Saturday, December 15, 2012

Saturday Scenery

 
 
As I was looking through photographs saved on my computer, I stumbled upon this one of the beautiful pines along Florida Trail in the Osceola National Forest.  So lucky to have this stunning landscape as (practically) my backyard!  Enjoy the trails, wherever you may be, this weekend!

Saturday, December 1, 2012

The 29th of November

November 29th, the day of my birth, is a day when I  remember one of my favorite Floridians.   Not Marjorie Kinnan Rawlings, but Al Burt, the great Florida author and columnist.  Burt passed on the 29th a few years back.  I highly recommend anything and everything that he wrote about Florida.

The Tropic of Cracker survives in myth, memory and love of natural Florida. It exists more in the mind than in geography, more in the memory than in the sight, more in attitude than in the encounter. It thrives in the sprinklings of people who still honor a multifaceted heritage rooted in the appreciation of a place and the understanding of customs that harmonized with its peculiar blessings. It tolerates and explains the humanly dimensioned heroes and the heroically flawed rogues who give it voice. (Tropic of Cracker)

Well said.

Article by another of my favorite Floridians, Jeff Klinkenberg.

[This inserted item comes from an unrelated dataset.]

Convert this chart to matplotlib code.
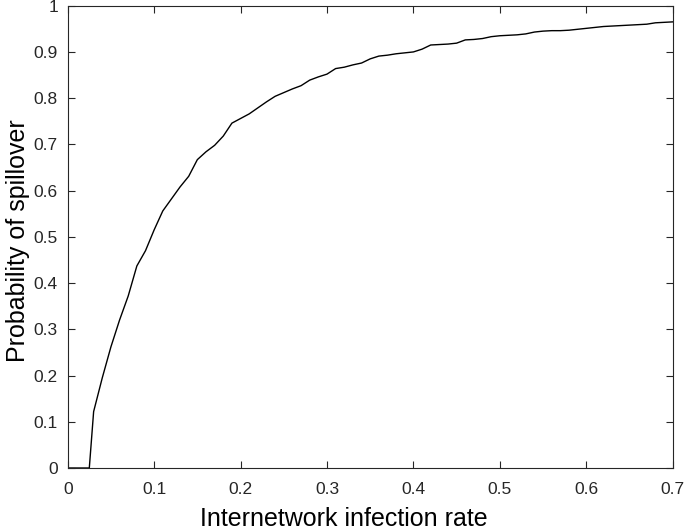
import matplotlib
matplotlib.use("Agg")
import matplotlib.pyplot as plt

plt.rcParams['font.family'] = ['Liberation Sans', 'DejaVu Sans']

x_rate = [0.0, 0.01, 0.02, 0.025, 0.03, 0.04, 0.05, 0.06, 0.07, 0.08, 0.09,
          0.10, 0.11, 0.12, 0.13, 0.14, 0.15, 0.16, 0.17, 0.18, 0.19,
          0.20, 0.21, 0.22, 0.23, 0.24, 0.25, 0.26, 0.27, 0.28, 0.29,
          0.30, 0.31, 0.32, 0.33, 0.34, 0.35, 0.36, 0.37, 0.38, 0.39,
          0.40, 0.41, 0.42, 0.43, 0.44, 0.45, 0.46, 0.47, 0.48, 0.49,
          0.50, 0.51, 0.52, 0.53, 0.54, 0.55, 0.56, 0.57, 0.58, 0.59,
          0.60, 0.61, 0.62, 0.63, 0.64, 0.65, 0.66, 0.67, 0.68, 0.69, 0.70]
p_spill = [0.0, 0.0, 0.0, 0.0, 0.122, 0.195, 0.262, 0.320, 0.372, 0.437, 0.470,
           0.515, 0.556, 0.582, 0.608, 0.631, 0.667, 0.684, 0.698, 0.718, 0.746,
           0.756, 0.766, 0.779, 0.792, 0.804, 0.812, 0.820, 0.827, 0.839, 0.846,
           0.852, 0.864, 0.867, 0.872, 0.876, 0.885, 0.891, 0.893, 0.896, 0.898,
           0.900, 0.906, 0.915, 0.916, 0.917, 0.919, 0.926, 0.927, 0.929, 0.933,
           0.935, 0.936, 0.937, 0.939, 0.943, 0.945, 0.946, 0.946, 0.947, 0.949,
           0.951, 0.953, 0.955, 0.956, 0.957, 0.958, 0.959, 0.960, 0.963, 0.964, 0.965]

xticks = [0, 0.1, 0.2, 0.3, 0.4, 0.5, 0.6, 0.7]
xticklabels = ['0', '0.1', '0.2', '0.3', '0.4', '0.5', '0.6', '0.7']
yticks = [0, 0.1, 0.2, 0.3, 0.4, 0.5, 0.6, 0.7, 0.8, 0.9, 1]
yticklabels = ['0', '0.1', '0.2', '0.3', '0.4', '0.5', '0.6', '0.7', '0.8', '0.9', '1']

W, H = 685, 532
fig = plt.figure(figsize=(W / 100, H / 100), dpi=100)
ax = fig.add_axes([67.7 / W, 1 - 468 / H, (672.7 - 67.7) / W, (468 - 5.7) / H])
ax.plot(x_rate, p_spill, color='black', linewidth=1.0)
ax.set_xlim(0, 0.7)
ax.set_ylim(0, 1)
ax.set_xticks(xticks)
ax.set_xticklabels(xticklabels)
ax.set_yticks(yticks)
ax.set_yticklabels(yticklabels)
ax.tick_params(direction='in', length=5, width=0.8, top=True, right=True,
               labelsize=12.5, colors='#262626')
ax.tick_params(axis='x', pad=10)
ax.tick_params(axis='y', pad=7)
for s in ax.spines.values():
    s.set_color('#262626')
    s.set_linewidth(0.8)
ax.set_xlabel('Internetwork infection rate', fontsize=18, color='black')
ax.xaxis.label.set_va('baseline')
ax.xaxis.set_label_coords(344 / W, 6 / H, transform=fig.transFigure)
ax.set_ylabel('Probability of spillover', fontsize=18, color='black')
ax.yaxis.set_label_coords(30 / W, 1 - 241 / H, transform=fig.transFigure)
fig.savefig('out.png', dpi=100)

The pace of my twenty-third

A year ago, after I finished twenty-two miles for the very first time in celebration of my twenty-second birthday, I had no doubt I would be running twenty-three at the end of the next November.  Maybe I could even hit faster mile splits during the second half and run on 3:20 marathon pace.  Well, some things just don't go as planned.  This year, I walked.  Not twenty-three miles, but forty-two minutes.


 
 

I drove to a new (for me) access point to the Florida Trail in the Osceola National Forest, left my car on the side of the road, and bounded down the trail. I am not a slow walker, which is likely why long walks still leave me in some pain. What I'm realizing is that I am covering very little distance, and I am still adjusting to that.  Slowing down, well slowing to more than 8:15 miles, is allowing me to truly take in my new home.  Cypress trees are few, pines are plentiful.  So much for the sandy paths that seems to drag my feet downward.  These trails are hard packed, lightly covered with a layer of pine needles.  My legs and hips are quite grateful for that.  Time seems to pass quickly when there is so much to see and learn.

 

 
 
Just as my watch ticked 42:30, I returned to my car parked alongside the quiet road. The wind rustled the needles at the tops of the pines, the sun casting long shadows of the trees on the palmettos below. I am so glad that this is my home. Most twenty-three year olds who I know, just out of college, it seems, would much rather move to large cities and enjoy the busier, faster way of life. Well, I am quite happy with my pace in my small town.
 




As I ate some good, small town BBQ that I picked up on the way home, I though 23 miles can come later.  I suppose I have 365 days to get it in.